- Born: 17 November [O.S. 4 November] 1913 Juškakaimiai [lt], Russian Empire
- Died: 4 February 2003 (aged 89) Vilnius, Lithuania
- Resting place: Slavikai [lt]
- Education: University of Lithuania, University of Tübingen
- Occupations: Businessman, jurist
- Known for: Director of the Lithuanian National Philharmonic Society
- Spouse(s): Stefa Lenktaitienė-Gačionytė, Rita Lenktaitienė-Vileišytė

= Jonas Paulius Lenktaitis =

Lithuanian businessman (1913–2003)

Jonas Paulius Lenktaitis ( – 4 February 2003) was a Lithuanian jurist, businessman, and director of the Lithuanian National Philharmonic Society. Lenktaitis's publishing house Patria published multiple authors such as Adolfas Šapoka, Antanas Škėma, Alfonsas Nyka-Niliūnas, Kazys Bradūnas, Vaclovas Biržiška, Jonas Mekas, and others.

==Biography==
===Early life and career===
Jonas Paulius Lenktaitis was born on in the village of Juškakaimiai, then part of the Russian Empire. Lenktaitis's first writings for the press were written in 1928. Lenktaitis studied economy and law at the University of Lithuania, taking a keen interest in international customs. As a student, Lenktaitis actively participated in the activities of the Neo-Lithuania student corporation. In 1934, along with conductor Antanas Makačinas, Lenktaitis established the Vincas Kudirka Symphony Orchestra. In 1935 or 1936, he became a member of the Lithuanian Union of Journalists and wrote actively for the press. From 1939 to 1940 Lenktaitis published Kultuvas (a weekly satire newspaper) and Muzikos barai (a magazine) in Vilnius. In 1939 Lenktaitis, together with architect Vytautas Landsbergis-Žemkalnis and conductor Balys Dvarionas, established the Vilnius City Symphony Orchestra. That same year he established the Patria publishing house.

===World War II===
In 1940, after the Soviet occupation of Lithuania, the Council of Peoples' Commissars of the Lithuanian SSR made Lenktaitis responsible for creating the administration of the Vilnius State Philharmony. Lenktaitis's official job was administrating concerts. After the June Uprising in 1941, Juozas Ambrazevičius, the Minister of Education of the provisional Lithuanian government, ordered Lenktaitis to save the Philharmony from possible closure. In 1942, with the help of Pranas Germantas and the mayor of Vilnius colonel Karolis Dabulevičius, the Vilnius State Philharmonic Opera was established. Lenktaitis and his wife, a chorister of the Philharmony, would invite and treat German officers to remain in favor. However, for refusing to recruit young Lithuanians to join the German army, Lenktaitis was arrested by the Gestapo on 15 March 1943 and sent to Stutthof concentration camp.

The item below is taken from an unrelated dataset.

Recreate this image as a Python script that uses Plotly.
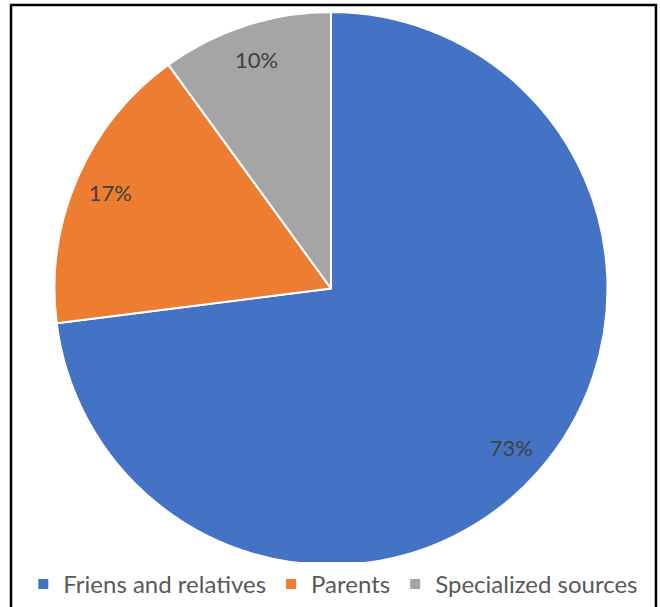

Patria was nationalized by the Soviet government in 1940, and its fate during the Second World War is not clear. Lenktaitis may have gained access to the Patria in 1943, but could not publish books. Alternatively, it may have illegally published books from 1942 to 1944.

===Emigration===
Lenktaitis was released from the concentration camp after forty days, possibly due to his business connections. Lenktaitis then moved to West Germany, where he re-established the Patria publishing house. It was the most productive Lithuanian émigré publisher of the time. In 1946, along with poet Bernardas Brazdžionis, Lenktaitis also re-established the Society of Lithuanian Writers in Exile. Lenktaitis continued studying law at the University of Tübingen.

In 1951 Lenktaitis immigrated to the United States. After contacting a radio station belonging to The New York Times, Lenktaitis and Robert Sherman prepared shows about Lithuania, its history, and often broadcast the works of Mikalojus Konstantinas Čiurlionis, Juozas Gruodis, among others. The shows were prepared from 1972 until 1993. In 1956 Lenktaitis graduated from the New York School of Radio Engineering. He also studied Anglo-Saxon law in Chicago, graduating in 1972 with a PhD. As Lithuanian émigré, Lenktaitis was a creator and active member of a literary club named after Juozas Tumas-Vaižgantas. Additionally, Lenktaitis headed two film distribution companies he established — Intercontinental Pictures, Ltd and Amropa Pictures, Ltd. Moreover, Lenktaitis managed a printing technology corporation, and briefly acted in a movie entitled Home of the Braves.

===Later years===
In 2002, President Valdas Adamkus awarded Lenktaitis the Order of the Lithuanian Grand Duke Gediminas, Officer's Cross. Lenktaitis could speak German, English, Polish, Russian, and Czech. Lenktaitis died on 4 February 2003 in Vilnius. He was buried in Slavikai.